C’est par la rue Pedro Lozano qui longe la prison que se fait l’entrée de la presse dans l’enceinte. Les rares cabines étant occupées par les retransmissions radiophoniques, nous prenons place dans la petite platea située en contrebas au ras du sol, où les bancs de touche empêchent de voir le coin gauche du terrain. Le manque d’autorité de l’arbitre, qui se refusera à distribuer deux avertissements sur deux grosses fautes des visiteurs, contribuera à tendre la rencontre dès les 10 premières minutes. Chaque décision de l’homme en noir est contestée.

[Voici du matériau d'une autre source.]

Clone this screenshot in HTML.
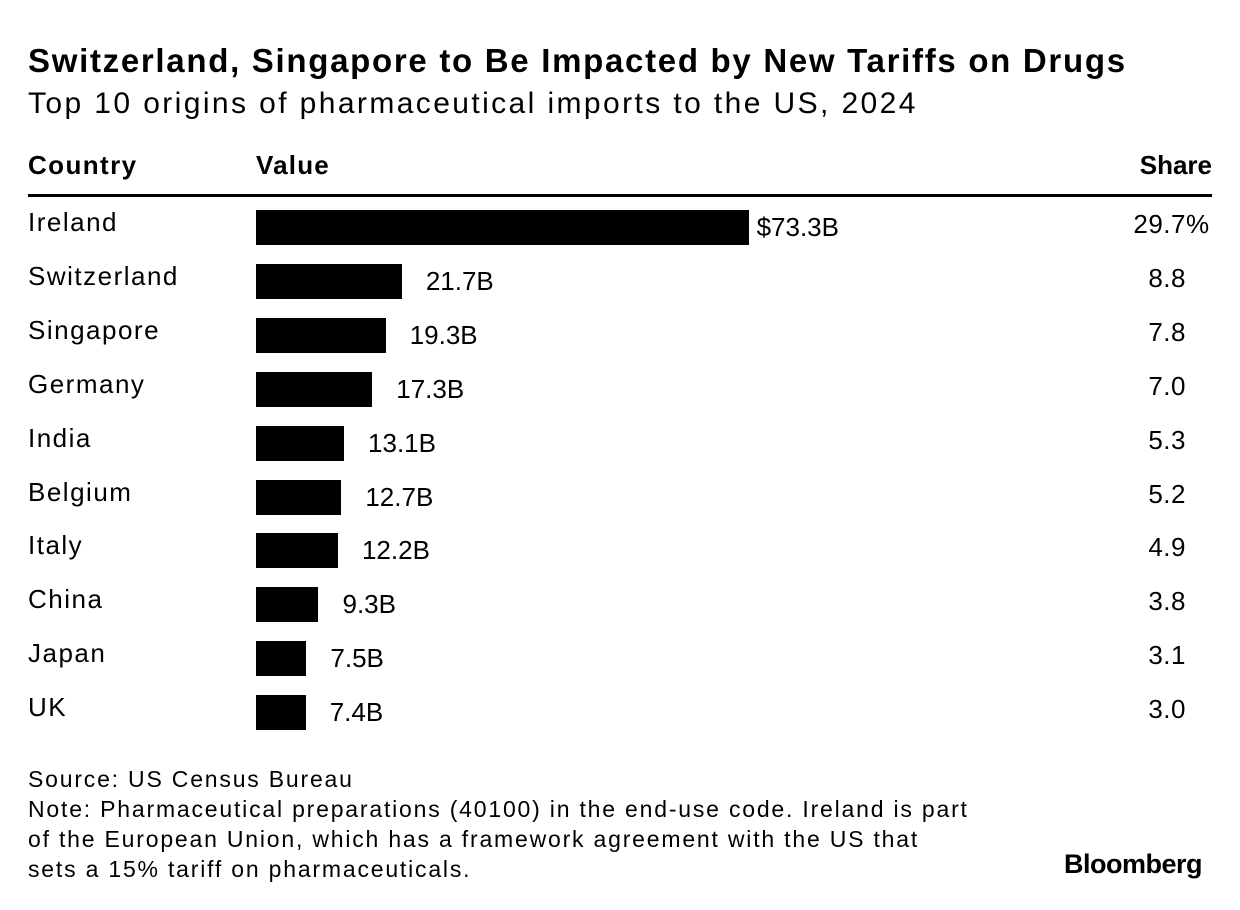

Le Lobo (loup) Carlos Cordone, ex-joueur de Vélez Sarsfield et Newcastle, aujourd’hui entraîneur de Leandro Alem, passera la mi-temps à se disputer avec son homologue Fabregat. Ce dernier redoublera de colère lorsque le gardien adverse lui dira de se taire tout en lui faisant remarquer son léger embonpoint. L’unique frisson footballistique de la partie viendra en fin de première mi-temps par Sanchez qui, ayant vu le gardien visiteur avancé, envoie une frappe de 40 mètres s’écrasant sur la barre transversale.
Ce furent donc trois matchs nuls en trois matchs. Il faut d’ailleurs noter qu’en deux journées, aucune équipe n’a gagné ses deux matchs en 3ème et 4ème division argentine, une nouvelle preuve de l’extrême homogénéité de ces catégories.